Plaintiff contends that the ALJ/Commissioner erred in rejecting his credibility.

Credibility determinations regarding a claimant's subjective complaints rest with the Commissioner, Siterlet v. Secretary of Health and Human Services, 823 F.2d 918, 920 (6th Cir.1987), and these determinations should not be discarded lightly, Beavers v. Secretary of Health, Education and Welfare, 577 F.2d 383, 387 (6th Cir.1978). See also King v. Heckler, 742 F.2d 968, 974 (6th Cir.1984) (court held that it is for the Secretary (now Commissioner) to resolve conflicts in the medical evidence and determine issues of credibility). It is well settled that when there is no underlying medical basis, the Commissioner need not fully credit subjective complaints. See Fraley v. Secretary of Health and Human Services, 733 F.2d 437, 440 (6th Cir.1984). The plaintiff's subjective complaints regarding his condition which exceed the credible documented medical evidence have no underlying medical basis. Neither of the orthopedic specialists who examined the plaintiff found more than slight impairment as a result of any musculoskeletal impairments; and both rendered medical assessments indicating that the plaintiff can perform a limited range of light work. Additionally, there is no evidence that the plaintiff suffers any residual impairment as a result of his seizure disorder. Two neurologists opined that plaintiff's seizure disorder is well controlled on Dilantin (Tr. 136-138; 143-144; 145-146). Dr. Dougherty opined that plaintiff has no physical limitations as a result of his seizure disorder (Tr. 138). I find no error in the Commissioner's evaluation of the plaintiff's subjective complaints.

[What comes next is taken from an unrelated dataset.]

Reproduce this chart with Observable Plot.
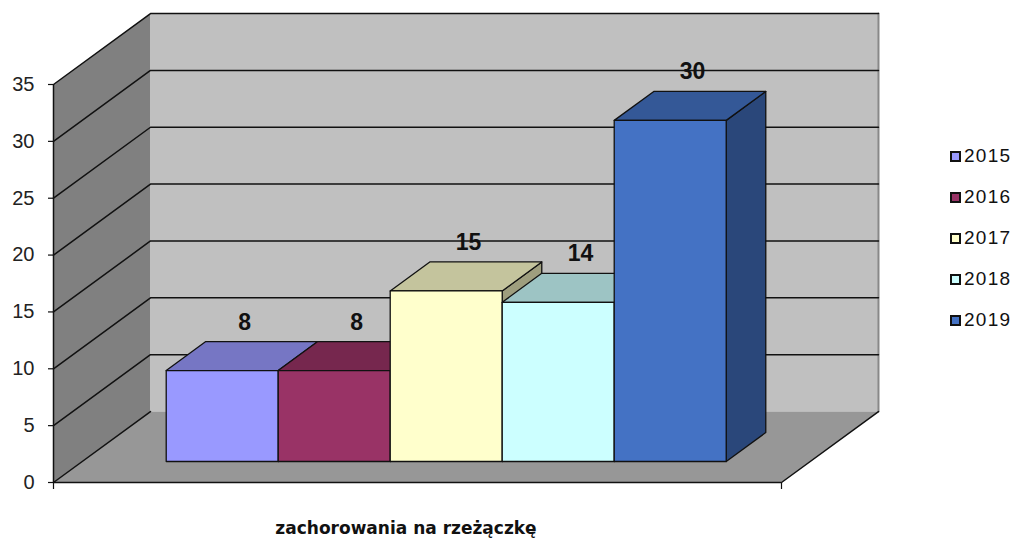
<!DOCTYPE html>
<html><head><meta charset="utf-8">
<script src="https://cdn.jsdelivr.net/npm/d3@7"></script>
<script src="https://cdn.jsdelivr.net/npm/@observablehq/plot@0.6"></script>
<style>
body{margin:0;background:#fff;}
#wrap{position:relative;width:1016px;height:539px;overflow:hidden;}
#legend{position:absolute;left:950px;top:0;}
.item{position:absolute;left:0;height:24px;display:flex;align-items:center;white-space:nowrap;
 font-family:Arial,'Liberation Sans',sans-serif;font-size:19px;letter-spacing:1.3px;color:#111;}
.sw{width:11px;height:11px;box-sizing:border-box;border:2px solid #111;margin-right:3px;}
#title{position:absolute;left:0;width:812px;top:518px;line-height:20px;text-align:center;
 font-family:'DejaVu Sans',sans-serif;font-weight:bold;font-size:17px;color:#111;}
</style></head><body><div id="wrap"></div>
<script>
// ---- data ----
const years = ["2015", "2016", "2017", "2018", "2019"];
const values = [8, 8, 15, 14, 30];
const yTicks = [0, 5, 10, 15, 20, 25, 30, 35];
const title = "zachorowania na rzeżączkę";

// ---- styles ----
const frontColors = ["#9999FF", "#993366", "#FFFFCC", "#CCFFFF", "#4472C4"];
const topColors   = ["#7676C4", "#76274E", "#C4C49D", "#9DC4C4", "#345897"];
const sideColors  = ["#5F5F9E", "#5F203F", "#9E9E7E", "#7E9E9E", "#2A477A"];
const wallBack = "#C0C0C0", wallLeft = "#808080", floorCol = "#979797";

// ---- 3D geometry (oblique projection in data units) ----
const W = 6.5;          // floor width in category units
const GAP = 0.75;       // gap before first bar
const DX = 0.866, DY = 6.24; // full depth offset (x units, value units)
const F1 = 0.296, F2 = 0.704; // bar front/back depth fractions
const YMAX = 35;
const P = (x, v, d) => ({x: x + d * DX, y: v + d * DY});

function poly(id, fill, pts) { return pts.map((p, k) => ({id, fill, k, ...p})); }

const walls = [
  ...poly("left", wallLeft, [P(0,0,0), P(0,YMAX,0), P(0,YMAX,1), P(0,0,1)]),
  ...poly("back", wallBack, [P(0,0,1), P(0,YMAX,1), P(W,YMAX,1), P(W,0,1)]),
  ...poly("floor", floorCol, [P(0,0,0), P(W,0,0), P(W,0,1), P(0,0,1)])
];

const grid = [];
yTicks.forEach(t => {
  const pts = t === 0 ? [P(0,0,0), P(0,0,1)] : [P(0,t,0), P(0,t,1), P(W,t,1)];
  pts.forEach((p, k) => grid.push({id: "g" + t, k, ...p}));
});
[P(W,0,0), P(W,0,1)].forEach((p, k) => grid.push({id: "floorEdge", k, ...p}));

const bars = [];
values.forEach((v, i) => {
  const x0 = GAP + i, x1 = GAP + i + 1;
  bars.push(...poly("s" + i, sideColors[i], [P(x1,0,F1), P(x1,0,F2), P(x1,v,F2), P(x1,v,F1)]));
  bars.push(...poly("t" + i, topColors[i], [P(x0,v,F1), P(x1,v,F1), P(x1,v,F2), P(x0,v,F2)]));
  bars.push(...poly("f" + i, frontColors[i], [P(x0,0,F1), P(x1,0,F1), P(x1,v,F1), P(x0,v,F1)]));
});

const labels = values.map((v, i) => ({x: GAP + i + 0.5 + F1 * DX + 0.2, y: v + 6.1, text: String(v)}));

const plot = Plot.plot({
  width: 1016, height: 510,
  marginLeft: 53, marginRight: 235, marginTop: 84, marginBottom: 28,
  x: {domain: [0, W], axis: null},
  y: {domain: [0, YMAX], axis: null},
  color: {type: "identity"},
  style: {fontFamily: "Arial, 'Liberation Sans', sans-serif", background: "white", overflow: "visible"},
  marks: [
    Plot.line(walls, {x: "x", y: "y", z: "id", fill: "fill", stroke: "none", curve: "linear-closed"}),
    Plot.line([P(W,0,1), P(W,YMAX,1)], {x: "x", y: "y", stroke: "#888", strokeWidth: 2}),
    Plot.line(grid, {x: "x", y: "y", z: "id", stroke: "#111", strokeWidth: 1.5}),
    Plot.ruleX([0], {y1: 0, y2: YMAX, stroke: "#111", strokeWidth: 1.5}),
    Plot.ruleY([0], {x1: 0, x2: W, stroke: "#111", strokeWidth: 1.5}),
    Plot.axisY({ticks: yTicks, label: null, tickSize: 5, tickPadding: 14, fontSize: 20, fill: "#222", stroke: "#111", strokeWidth: 1.2}),
    Plot.axisX({ticks: [0, W], label: null, tickFormat: () => "", tickSize: 7, stroke: "#111", strokeWidth: 1.2}),
    Plot.line(bars, {x: "x", y: "y", z: "id", fill: "fill", stroke: "#111", strokeWidth: 1.3, strokeLinejoin: "round", curve: "linear-closed"}),
    Plot.text(labels, {x: "x", y: "y", text: "text", fontSize: 23, fontWeight: "bold", fill: "#111"})
  ]
});

const wrap = document.getElementById("wrap");
wrap.appendChild(plot);

const legend = document.createElement("div");
legend.id = "legend";
years.forEach((yr, i) => {
  const it = document.createElement("div");
  it.className = "item";
  it.style.top = (144 + i * 41) + "px";
  const sw = document.createElement("span");
  sw.className = "sw";
  sw.style.background = frontColors[i];
  it.appendChild(sw);
  it.appendChild(document.createTextNode(yr));
  legend.appendChild(it);
});
wrap.appendChild(legend);

const t = document.createElement("div");
t.id = "title";
t.textContent = title;
wrap.appendChild(t);
</script>
</body></html>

In light of all of the foregoing, I find that the ALJ/Commissioner's decision that the plaintiff is not disabled is supported by substantial evidence on the record as a whole. Accordingly, it is hereby RECOMMENDED that the Commissioner's motion for summary judgment be GRANTED; and that the plaintiff's motion for summary judgment be DENIED.[5]

April 11, 2000.

NOTES

[1] Substituted for "musculoskeletal system" is "respiratory system" in 3.00I., and "cardiovascular system" in 4.00F.

[2] See note 1, supra.

[3] 20 C.F.R. Part 404, Subpart P, Appendix 1, § 4.11 provides the following:

4.11 Chronic venous insufficiency of a lower extremity. With incompetency or obstruction of the deep venous system and one of the following:

A. Extensive brawny edema;

OR

B. Superficial varcosities stasis dermatitis, and recurrent or persistent ulceration which has not healed following at least 3 months of prescribed medical or surgical therapy.

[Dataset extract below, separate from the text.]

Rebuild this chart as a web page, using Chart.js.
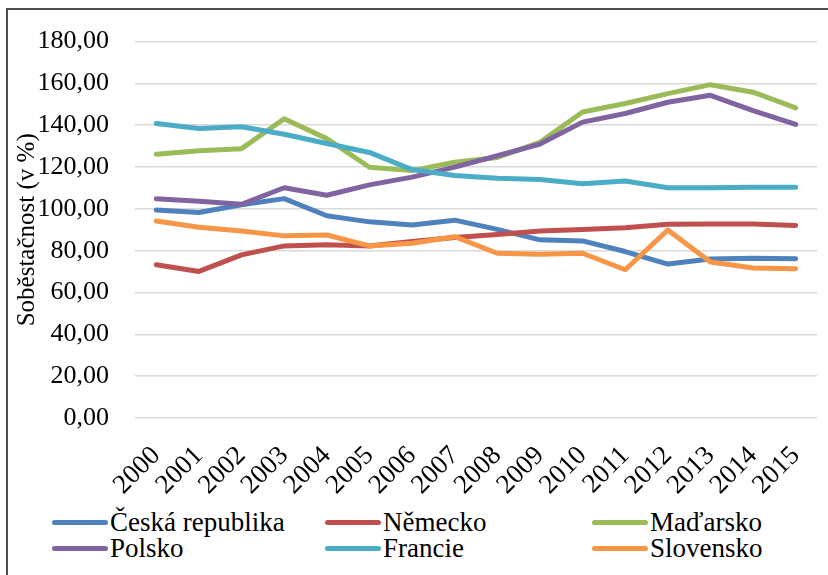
<!DOCTYPE html>
<html>
<head>
<meta charset="utf-8">
<script src="https://cdn.jsdelivr.net/npm/chart.js@4"></script>
<style>
  html, body { margin: 0; padding: 0; background: #fff; }
  #wrap { position: relative; width: 828px; height: 575px; overflow: hidden; }
  #frame { position: absolute; left: 6px; top: 8px; width: 840px; height: 600px; border: 2px solid #4d4d4d; box-sizing: border-box; }
  #chart { position: absolute; left: 0; top: 0; }
  .lg { position: absolute; display: flex; align-items: center; font-family: 'Liberation Serif', 'Times New Roman', serif; font-size: 27px; line-height: 26px; color: #000; white-space: nowrap; }
  .lg .sw { display: inline-block; width: 56px; height: 5px; border-radius: 3px; margin-right: 2px; }
</style>
</head>
<body>
<div id="wrap">
  <div id="frame"></div>
  <canvas id="chart" width="828" height="505"></canvas>
  <div id="legend"></div>
</div>
<script>
const years = ['2000', '2001', '2002', '2003', '2004', '2005', '2006', '2007',
  '2008', '2009', '2010', '2011', '2012', '2013', '2014', '2015'];

const cesko = [99.5, 98.3, 102.0, 104.9, 96.7, 93.8, 92.3, 94.6, 90.2, 85.2, 84.7, 79.6, 73.6, 76.0, 76.4, 76.2];
const nemecko = [73.3, 70.1, 78.0, 82.3, 82.8, 82.3, 84.4, 86.3, 87.8, 89.4, 90.2, 91.0, 92.6, 92.8, 92.8, 92.1];
const madarsko = [126.1, 127.8, 128.8, 143.1, 133.6, 119.9, 118.3, 122.3, 124.6, 131.8, 146.3, 150.4, 155.1, 159.4, 155.8, 148.3];
const polsko = [104.9, 103.6, 102.2, 110.1, 106.5, 111.5, 115.2, 120.0, 125.4, 131.0, 141.5, 145.6, 151.0, 154.3, 147.0, 140.4];
const francie = [140.8, 138.4, 139.3, 135.7, 131.3, 127.0, 118.8, 116.0, 114.7, 114.1, 112.0, 113.3, 110.1, 110.1, 110.3, 110.4];
const slovensko = [94.2, 91.2, 89.4, 87.1, 87.5, 82.3, 83.6, 86.7, 78.8, 78.3, 78.8, 70.9, 89.9, 74.6, 71.7, 71.4];

const seriesNames = ['Česká republika', 'Německo', 'Maďarsko', 'Polsko', 'Francie', 'Slovensko'];
const seriesData = [cesko, nemecko, madarsko, polsko, francie, slovensko];
const seriesColors = ['#4F81BD', '#C0504D', '#9BBB59', '#8064A2', '#4BACC6', '#F79646'];

const fontFamily = "'Liberation Serif', 'Times New Roman', serif";

const datasets = seriesNames.map((name, i) => ({
  label: name,
  data: seriesData[i],
  borderColor: seriesColors[i],
  backgroundColor: seriesColors[i],
  borderWidth: 5,
  pointRadius: 0,
  tension: 0,
  fill: false,
  borderCapStyle: 'round',
  borderJoinStyle: 'round',
  // later series on top, like the original
  order: seriesNames.length - i,
}));

new Chart(document.getElementById('chart'), {
  type: 'line',
  data: { labels: years, datasets },
  options: {
    responsive: false,
    animation: false,
    layout: { padding: { top: 38, right: 11, bottom: 0, left: 0 } },
    plugins: { legend: { display: false }, tooltip: { enabled: false } },
    scales: {
      x: {
        offset: true,
        grid: { display: false, drawTicks: false },
        border: { display: false },
        ticks: {
          color: '#000',
          font: { family: fontFamily, size: 27 },
          minRotation: 45,
          maxRotation: 45,
          autoSkip: false,
          padding: 22,
        },
        afterFit: s => {
          s.height = 87;
          // rotated labels would otherwise eat into the plot width
          s.paddingLeft = 0;
          s.paddingRight = 0;
        },
      },
      y: {
        min: 0,
        max: 180,
        grid: { color: '#d9d9d9', lineWidth: 1.5, drawTicks: false },
        border: { display: false },
        ticks: {
          stepSize: 20,
          color: '#000',
          font: { family: fontFamily, size: 26 },
          padding: 26,
          callback: v => v.toFixed(2).replace('.', ','),
        },
        title: {
          display: true,
          text: 'Soběstačnost (v %)',
          color: '#000',
          font: { family: fontFamily, size: 25 },
          padding: { top: 12, bottom: 0 },
        },
        afterFit: s => { s.width = 135; },
      },
    },
  },
});

// legend laid out in three columns, two rows
const legendEl = document.getElementById('legend');
const colX = [52, 325, 592];
const rowY = [509, 535];
seriesNames.forEach((name, i) => {
  const item = document.createElement('div');
  item.className = 'lg';
  item.style.left = colX[i % 3] + 'px';
  item.style.top = rowY[Math.floor(i / 3)] + 'px';
  const sw = document.createElement('span');
  sw.className = 'sw';
  sw.style.background = seriesColors[i];
  item.appendChild(sw);
  item.appendChild(document.createTextNode(name));
  legendEl.appendChild(item);
});
</script>
</body>
</html>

[4] 20 C.F.R. Pt 404, Subpart P, Appendix 1, § 1.03 provides

Arthritis of a major weight-bearing joint (cue to any cause):

With history of persistent joint pain and stiffness with signs of marked limitation of motion or abnormal motion of the affected joint on current physical examination. With:

A. Gross anatomical deformity of hip or knee (e.g., subluxation, contracture, bony or fibrous ankylosis, instability) supported by X-ray evidence of either significant joint space narrowing or significant bony destruction and markedly limiting ability to walk and stand; or

B. Reconstructive surgery or surgical arthrodesis of a major weight-bearing joint and return to full weight-bearing status did not occur, or is not expected to occur, within 12 months of onset.

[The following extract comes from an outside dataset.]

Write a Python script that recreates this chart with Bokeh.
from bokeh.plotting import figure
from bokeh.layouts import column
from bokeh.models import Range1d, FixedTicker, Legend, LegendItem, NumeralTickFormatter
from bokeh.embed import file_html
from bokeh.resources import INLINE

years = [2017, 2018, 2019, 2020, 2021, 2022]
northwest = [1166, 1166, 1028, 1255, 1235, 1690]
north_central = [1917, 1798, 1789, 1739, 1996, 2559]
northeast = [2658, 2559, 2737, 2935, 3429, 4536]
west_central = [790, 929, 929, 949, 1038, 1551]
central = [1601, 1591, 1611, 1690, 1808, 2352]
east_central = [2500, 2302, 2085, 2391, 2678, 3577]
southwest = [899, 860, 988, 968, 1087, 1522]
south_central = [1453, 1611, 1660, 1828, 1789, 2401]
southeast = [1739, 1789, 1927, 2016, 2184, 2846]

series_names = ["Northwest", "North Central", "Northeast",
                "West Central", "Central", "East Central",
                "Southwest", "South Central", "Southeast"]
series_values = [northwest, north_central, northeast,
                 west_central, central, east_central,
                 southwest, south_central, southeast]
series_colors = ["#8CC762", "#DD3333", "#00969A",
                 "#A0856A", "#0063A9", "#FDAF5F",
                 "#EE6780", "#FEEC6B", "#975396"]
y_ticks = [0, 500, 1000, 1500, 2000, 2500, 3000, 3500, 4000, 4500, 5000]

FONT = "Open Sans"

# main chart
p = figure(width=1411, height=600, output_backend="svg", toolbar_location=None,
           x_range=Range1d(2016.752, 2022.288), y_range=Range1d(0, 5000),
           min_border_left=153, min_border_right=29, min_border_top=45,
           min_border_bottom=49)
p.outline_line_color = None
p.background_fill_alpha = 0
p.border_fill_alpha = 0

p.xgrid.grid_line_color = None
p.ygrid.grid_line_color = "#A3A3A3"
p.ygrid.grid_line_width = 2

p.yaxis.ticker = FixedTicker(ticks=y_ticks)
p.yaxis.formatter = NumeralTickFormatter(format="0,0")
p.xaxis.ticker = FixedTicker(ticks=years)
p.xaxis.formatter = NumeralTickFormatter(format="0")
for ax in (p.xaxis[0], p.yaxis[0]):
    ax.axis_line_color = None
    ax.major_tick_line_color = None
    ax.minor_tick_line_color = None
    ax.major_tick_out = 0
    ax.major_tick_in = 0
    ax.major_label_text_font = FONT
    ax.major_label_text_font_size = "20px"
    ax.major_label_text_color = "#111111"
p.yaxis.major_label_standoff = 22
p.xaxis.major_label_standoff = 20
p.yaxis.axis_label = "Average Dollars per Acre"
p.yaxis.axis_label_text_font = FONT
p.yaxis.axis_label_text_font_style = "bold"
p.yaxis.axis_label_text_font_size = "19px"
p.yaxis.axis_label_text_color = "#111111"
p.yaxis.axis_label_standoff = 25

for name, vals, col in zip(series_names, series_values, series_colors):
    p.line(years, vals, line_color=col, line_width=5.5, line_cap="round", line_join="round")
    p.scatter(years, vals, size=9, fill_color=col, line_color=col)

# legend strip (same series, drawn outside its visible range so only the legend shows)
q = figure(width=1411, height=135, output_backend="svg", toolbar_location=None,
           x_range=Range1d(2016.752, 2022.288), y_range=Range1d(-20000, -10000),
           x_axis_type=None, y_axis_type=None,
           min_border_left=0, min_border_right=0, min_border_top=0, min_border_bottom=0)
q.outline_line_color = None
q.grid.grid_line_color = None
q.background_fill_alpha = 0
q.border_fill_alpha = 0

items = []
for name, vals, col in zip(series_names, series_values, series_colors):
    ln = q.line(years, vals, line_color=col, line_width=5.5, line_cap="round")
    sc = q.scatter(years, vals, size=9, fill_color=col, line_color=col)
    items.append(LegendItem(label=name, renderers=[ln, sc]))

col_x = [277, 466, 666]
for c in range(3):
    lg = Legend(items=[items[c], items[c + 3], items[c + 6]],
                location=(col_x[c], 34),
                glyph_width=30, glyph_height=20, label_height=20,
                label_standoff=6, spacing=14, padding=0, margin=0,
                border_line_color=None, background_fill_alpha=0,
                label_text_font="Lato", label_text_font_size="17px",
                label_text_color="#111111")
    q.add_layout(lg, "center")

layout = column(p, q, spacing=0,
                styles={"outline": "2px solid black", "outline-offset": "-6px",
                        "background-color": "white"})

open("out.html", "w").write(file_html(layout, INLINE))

[5] Any objections to this Report and Recommendation must be served and filed within ten (10) days after service of a copy of this recommended disposition on the objecting party. Such objections must conform to the requirements of Rule 72(b), Federal Rules of Civil Procedure. Failure to file objections within the time specified waives the right to appeal the District Court's order. Thomas v. Arn, 474 U.S. 140, 106 S. Ct. 466, 88 L. Ed. 2d 435 (1985). The district court need not provide de novo review where objections to this report and recommendation are frivolous, conclusive or general. Mira v. Marshall, 806 F.2d 636 (6th Cir.1986). Only specific objections are reserved for appellate review. Smith v. Detroit Federation of Teachers, 829 F.2d 1370 (6th Cir.1987).